A new Serious Crime Bill will provide the National Crime Agency and others with greater powers to prosecute those responsible, deny them the proceeds of their illegal activity and effectively tackle cyber crime and the illegal drugs trade.
The Bill will strengthen and update laws to protect vulnerable individuals at risk of child cruelty, sexual exploitation and female genital mutilation.
It also includes new powers to reduce the threat posed by UK citizens and residents returning home after taking part in the conflict in Syria.
The Bill builds on existing legislation and the Serious and Organised Crime Strategy, which was published in October 2013 and aims to cut substantially the level of serious and organised crime affecting the UK and its interests.
Home Secretary Theresa May said:
Serious and organised crime blights lives and causes misery across the UK. It is a threat to our national security and costs hard-working taxpayers at least £24 billion a year.
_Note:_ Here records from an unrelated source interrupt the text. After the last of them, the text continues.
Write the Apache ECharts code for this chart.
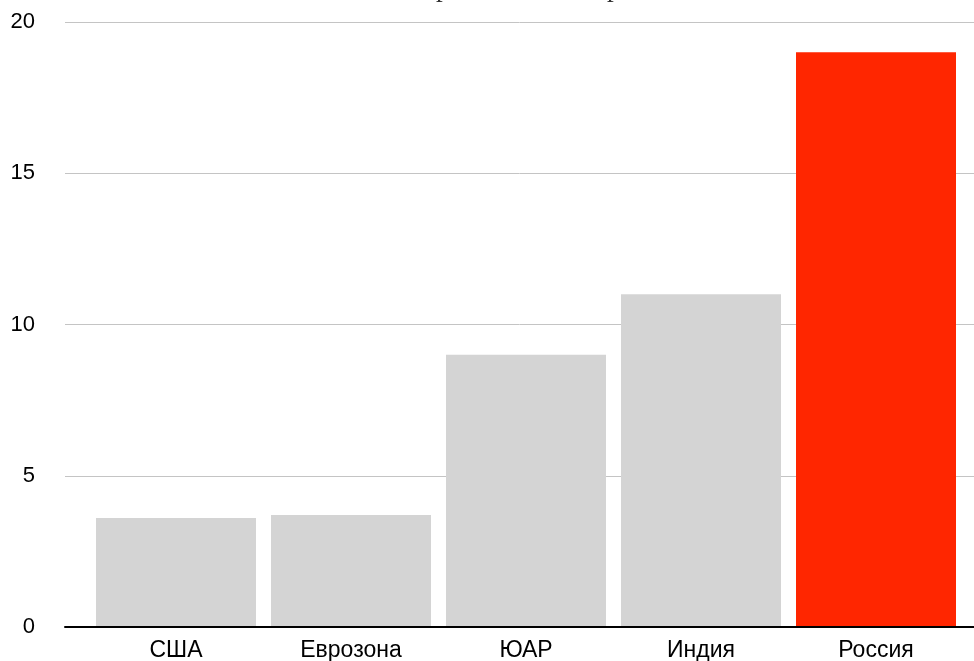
<!DOCTYPE html>
<html>
<head>
<meta charset="utf-8">
<script src="https://cdn.jsdelivr.net/npm/echarts@6/dist/echarts.min.js"></script>
<style>
html,body{margin:0;padding:0;background:#fff;}
#chart{width:974px;height:661px;}
</style>
</head>
<body>
<div id="chart"></div>
<script>
const titleText = 'Ставки в мире: Россия и страны';
const categories = ['США', 'Еврозона', 'ЮАР', 'Индия', 'Россия'];
const values = [3.6, 3.7, 9.0, 11.0, 19.0];
const highlighted = 'Россия';
const yMin = 0, yMax = 20, yStep = 5;

// place the (cropped) title so its first descender sits where the reference shows it
const titleSize = 27;
const ctx = document.createElement('canvas').getContext('2d');
ctx.font = titleSize + 'px "Liberation Serif"';
const prefixW = ctx.measureText('Ставки в ми').width + ctx.measureText('р').width * 0.3;
const titleLeft = 440 - prefixW - 5;

const chart = echarts.init(document.getElementById('chart'), null, {renderer: 'canvas'});
chart.setOption({
  animation: false,
  backgroundColor: '#ffffff',
  title: {
    text: titleText,
    left: titleLeft,
    top: -30,
    textStyle: {fontFamily: 'Liberation Serif', fontSize: titleSize, fontWeight: 'normal', color: '#333'}
  },
  grid: [
    {left: 65, right: 0, top: 22, bottom: 34, containLabel: false, outerBoundsMode: 'none'},
    {left: 88.5, right: 10.5, top: 22, bottom: 34, containLabel: false, outerBoundsMode: 'none'}
  ],
  xAxis: [
    {gridIndex: 0, type: 'value', min: 0, max: 1, z: 5,
     axisLine: {show: true, lineStyle: {color: '#000', width: 2}},
     axisTick: {show: false}, axisLabel: {show: false}, splitLine: {show: false}},
    {gridIndex: 1, type: 'category', data: categories,
     axisLine: {show: false}, axisTick: {show: false},
     axisLabel: {fontFamily: 'Liberation Sans', fontSize: 23, color: '#000', margin: 12}}
  ],
  yAxis: [
    {gridIndex: 0, type: 'value', min: yMin, max: yMax, interval: yStep,
     axisLine: {show: false}, axisTick: {show: false},
     axisLabel: {fontFamily: 'Liberation Sans', fontSize: 22, color: '#000', margin: 30},
     splitLine: {show: true, lineStyle: {color: '#c4c4c4', width: 1}}},
    {gridIndex: 1, type: 'value', min: yMin, max: yMax, interval: yStep, show: false,
     splitLine: {show: false}}
  ],
  series: [{
    type: 'bar',
    xAxisIndex: 1, yAxisIndex: 1,
    data: values,
    barWidth: 160,
    z: 2,
    itemStyle: {
      color: p => p.name === highlighted ? '#ff2600' : '#d4d4d4'
    }
  }]
});
</script>
</body>
</html>
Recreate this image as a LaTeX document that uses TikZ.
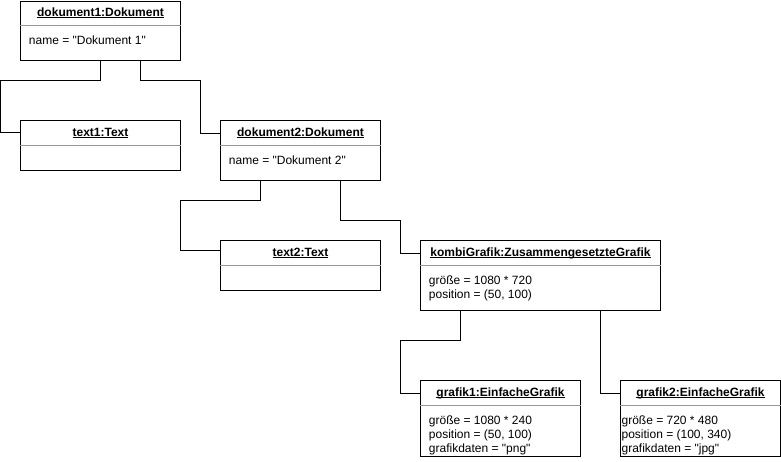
\documentclass[tikz,border=0pt]{standalone}
\usepackage{fontspec}
\setmainfont{Liberation Sans}[Ligatures=TeXOff]
\definecolor{sepgray}{RGB}{150,150,150}
% object name, bold with a thin underline just below the baseline
\newcommand\objname[1]{\setbox0\hbox{\bfseries #1}\rlap{\rule[-1.3pt]{\wd0}{0.6pt}}\box0}
\begin{document}
\begin{tikzpicture}[x=0.75pt,y=-0.75pt,
  objbox/.style={draw=black, line width=0.75pt, anchor=north west, inner sep=0pt, fill=white},
  objtitle/.style={anchor=base, inner sep=0pt, font=\fontsize{9pt}{10.5pt}\selectfont},
  attrs/.style={anchor=north west, inner sep=0pt, align=left, font=\fontsize{9pt}{10.5pt}\selectfont},
  sep/.style={draw=sepgray, line width=0.75pt},
  conn/.style={draw=black, line width=0.75pt}]
\useasboundingbox (0,0) rectangle (781,461);

% ---- object boxes ----
\node[objbox, minimum width=120pt, minimum height=44.6pt] (d1) at (20,0.5) {};
\node[objbox, minimum width=120pt, minimum height=37.5pt] (t1) at (20,120) {};
\node[objbox, minimum width=120pt, minimum height=45pt]   (d2) at (220,120) {};
\node[objbox, minimum width=120pt, minimum height=37.5pt] (t2) at (220,240) {};
\node[objbox, minimum width=180pt, minimum height=52.5pt] (kg) at (420,240) {};
\node[objbox, minimum width=120pt, minimum height=57pt]   (g1) at (420,380) {};
\node[objbox, minimum width=120pt, minimum height=57pt]   (g2) at (620,380) {};

% ---- separators between name and attribute compartments ----
\foreach \b in {d1,t1,d2,t2,kg,g1,g2}
  \draw[sep] ([yshift=-18.75pt]\b.north west) -- ([yshift=-18.75pt]\b.north east);

% ---- object names ----
\node[objtitle] (d1n) at ([yshift=-12pt]d1.north) {\objname{dokument1:Dokument}};
\node[objtitle] (t1n) at ([yshift=-12pt]t1.north) {\objname{text1:Text}};
\node[objtitle] (d2n) at ([yshift=-12pt]d2.north) {\objname{dokument2:Dokument}};
\node[objtitle] (t2n) at ([yshift=-12pt]t2.north) {\objname{text2:Text}};
\node[objtitle] (kgn) at ([yshift=-12pt]kg.north) {\objname{kombiGrafik:ZusammengesetzteGrafik}};
\node[objtitle] (g1n) at ([yshift=-12pt]g1.north) {\objname{grafik1:EinfacheGrafik}};
\node[objtitle] (g2n) at ([yshift=-12pt]g2.north) {\objname{grafik2:EinfacheGrafik}};

% ---- attributes ----
\node[attrs] (d1a) at ([xshift=6.5pt,yshift=-26.6pt]d1.north west) {name = "Dokument 1"};
\node[attrs] (d2a) at ([xshift=6.5pt,yshift=-26.6pt]d2.north west) {name = "Dokument 2"};
\node[attrs] (kga) at ([xshift=6.5pt,yshift=-26.6pt]kg.north west) {größe = 1080 * 720\\position = (50, 100)};
\node[attrs] (g1a) at ([xshift=6.5pt,yshift=-26.6pt]g1.north west) {größe = 1080 * 240\\position = (50, 100)\\grafikdaten = "png"};
\node[attrs] (g2a) at ([xshift=1pt,yshift=-26.6pt]g2.north west)   {größe = 720 * 480\\position = (100, 340)\\grafikdaten = "jpg"};

% ---- links ----
\coordinate (j1) at (0,80);
\coordinate (j2) at (200,80);
\coordinate (j3) at (180,200);
\coordinate (j4) at (400,220);
\coordinate (j5) at (400,340);
\draw[conn] (d1.south) |- (j1) |- ([yshift=-9.6pt]t1.north west);
\draw[conn] ([xshift=30pt]d1.south) |- (j2) |- ([yshift=-10.3pt]d2.north west);
\draw[conn] ([xshift=-30pt]d2.south) |- (j3) |- ([yshift=-7.5pt]t2.north west);
\draw[conn] ([xshift=30pt]d2.south) |- (j4) |- ([yshift=-9.8pt]kg.north west);
\draw[conn] ([xshift=-60pt]kg.south) |- (j5) |- ([yshift=-9.8pt]g1.north west);
\draw[conn] ([xshift=45pt]kg.south) |- ([yshift=-9.8pt]g2.north west);
\end{tikzpicture}
\end{document}
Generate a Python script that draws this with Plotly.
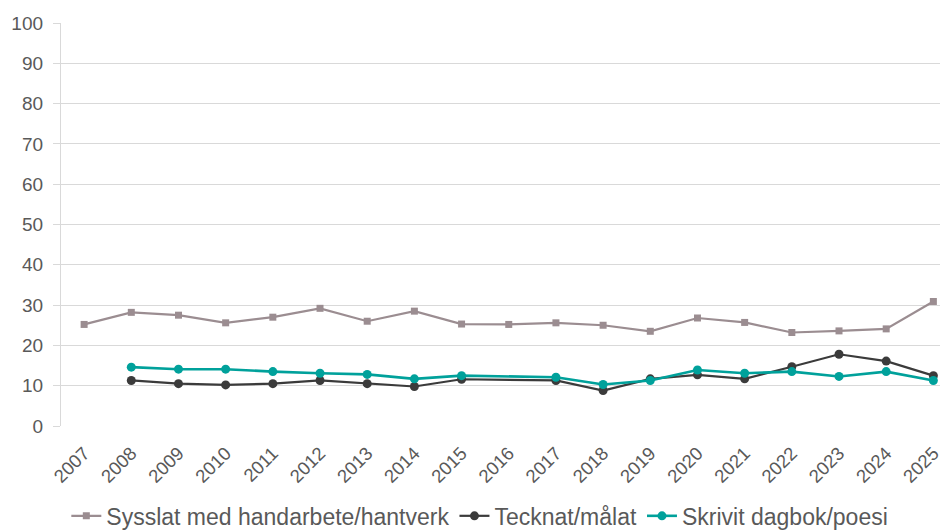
import plotly.graph_objects as go

years = [str(y) for y in range(2007, 2026)]
handarbete = [25.2, 28.2, 27.5, 25.6, 27.0, 29.2, 26.0, 28.5, 25.3, 25.2, 25.6, 25.0, 23.5, 26.8, 25.7, 23.2, 23.6, 24.1, 30.9]
tecknat = [None, 11.3, 10.5, 10.2, 10.5, 11.3, 10.5, 9.8, 11.6, None, 11.3, 8.8, 11.7, 12.7, 11.7, 14.7, 17.8, 16.1, 12.5]
dagbok = [None, 14.6, 14.1, 14.1, 13.5, 13.1, 12.8, 11.7, 12.5, None, 12.1, 10.3, 11.3, 13.9, 13.1, 13.5, 12.3, 13.5, 11.3]
names = ["Sysslat med handarbete/hantverk", "Tecknat/målat", "Skrivit dagbok/poesi"]
colors = ["#9b8d91", "#3b3b3b", "#00a19b"]

fig = go.Figure()
fig.add_trace(go.Scatter(x=years, y=handarbete, name=names[0], mode="lines+markers",
                         line=dict(color=colors[0], width=2.2),
                         marker=dict(symbol="square", size=7, color=colors[0]),
                         connectgaps=True))
fig.add_trace(go.Scatter(x=years, y=tecknat, name=names[1], mode="lines+markers",
                         line=dict(color=colors[1], width=2.2),
                         marker=dict(symbol="circle", size=9, color=colors[1]),
                         connectgaps=True))
fig.add_trace(go.Scatter(x=years, y=dagbok, name=names[2], mode="lines+markers",
                         line=dict(color=colors[2], width=2.6),
                         marker=dict(symbol="circle", size=9, color=colors[2]),
                         connectgaps=True))

fig.update_layout(
    width=940, height=523,
    margin=dict(l=53, r=0, t=15, b=105, autoexpand=False),
    paper_bgcolor="white", plot_bgcolor="white",
    font=dict(family="Liberation Sans, Arial, sans-serif", color="#595959", size=19),
    showlegend=True,
    legend=dict(orientation="h", x=0.006, xanchor="left", y=-0.223, yanchor="middle",
                font=dict(size=23, color="#595959"), itemwidth=30, tracegroupgap=0),
    xaxis=dict(type="category", range=[-0.49, 18.31], tickangle=-45,
               tickfont=dict(size=18.5, color="#595959"), showgrid=False,
               showline=False, ticks="", zeroline=False, automargin=False,
               ticklabelstandoff=12),
    yaxis=dict(range=[0, 100], dtick=10, tickfont=dict(size=19, color="#595959"),
               showgrid=True, gridcolor="#d9d9d9", gridwidth=1.3,
               showline=True, linecolor="#d9d9d9", linewidth=1.3,
               ticks="outside", ticklen=7, tickcolor="#d9d9d9", tickwidth=1.3,
               ticklabelstandoff=6, zeroline=False, automargin=False),
)

fig.write_html("out.html")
Through the creation of the National Crime Agency and publication of the Serious and Organised Crime Strategy last year, we have strengthened our ability to tackle this pernicious threat. We have made life for its perpetrators tougher than ever before – but as the challenges evolve so too must our response. This Bill will ensure that the NCA, the police and others have the powers they need to continue effectively and relentlessly to pursue, disrupt and bring to justice so-called ‘Mr Bigs’ and the organised criminal groups they control.
It will also introduce measures to guard against the threat of terrorism and protect vulnerable women and children.
Measures in the Serious Crime Bill will:
- Improve our ability to recover criminal assets by amending the Proceeds of Crime Act 2002.
- Amend the Computer Misuse Act 1990 to ensure sentences for attacks on computer systems fully reflect the damage they cause.
- Create a new offence targeting people who knowingly participate in an organised crime group.
- Extend the scope of Serious Crime Prevention Orders and gang injunctions.
- Establish new powers to seize, detain and destroy chemical substances suspected of being used as cutting agents for illegal drugs.
- Clarify the Children and Young Persons Act 1933 to make it explicit that cruelty which is likely to cause psychological harm to a child is an offence.
- Create a new offence of possessing ‘paedophilic manuals’.
- Extend the extra-territorial reach of the offences in the Female Genital Mutilation Act 2003 (and the equivalent Scottish legislation) so that they apply to habitual as well as permanent UK residents.
- Allow people suspected of committing an offence overseas under sections 5 (preparation of terrorist acts) or 6 (training for terrorism) of the Terrorism Act 2006 to be prosecuted in the UK.